At the bottom it is lush and green and a different world from the desert conditions on the rim. This area of southeast Utah is rich in Ancestral Pueblo Ruins and these canyons have some, though you need to explore to find them. The Horse Collar Ruin that is visible from the rim is about one mile down canyon from Sipapu on the north side of the canyon. (There are also ruins up the canyon to look for.)

The Kachina Bridge Trail here was the longest of the three bridge trails at 0.75 miles down, but the elevation change not so bad at 350 ft. On the road to the Kachina Trail Head is an overlook for Horse Collar Ruin. The Kachina Bridge is 210 feet high, 44 feet wide, with a span of 204 feet and is the thickest here at 93 feet.

A lot of work had been done on the trail, cutting and arranging stones to make convenient steps down an otherwise steep route. There are some faint petroglyphs high on the walls of the Kachina Bridge. (Kachina Bridge is named for some of the petroglyph figures on the walls near the base of the bridge. Some of the figures are also of interest to those who believe that the Ancestral Pueblos lived at the same time as the dinosaurs.)

These bridges are so massive that it is hard to take pictures of them up close with your typical cameras. The dark streaks on the sandstone are desert varnish, a mostly manganese and iron deposit left from evaporated water. Again, it was much greener and moister at the bottom of the canyon and the place was alive with birds calling.

The Owachoma Bridge Trail is the shortest and easiest of the three bridge trails. This bridge is 106 feet high, 27 feet wide with a span of 180 feet and a thickness of only 9 feet. Owachoma translates as "round mound."

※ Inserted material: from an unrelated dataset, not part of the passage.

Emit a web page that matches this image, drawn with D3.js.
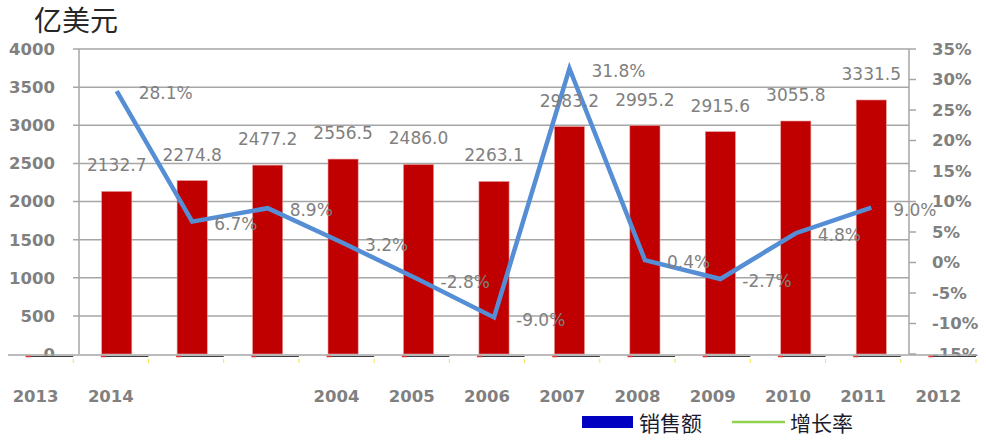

Owachoma Bridge is an example of an older bridge, perhaps near collapse. It is so old that the stream that formed it doesn't flow under it any more. It is easy to get to, only 0.2 mile and only a 90 foot descent. This one is on the cover of the park brochure, the highlight of natural bridges. It is possible to hike between each of these bridges through the canyons with connecting loop trail on the mesa top. A tour of all three bridges in one hike is 8.6 miles.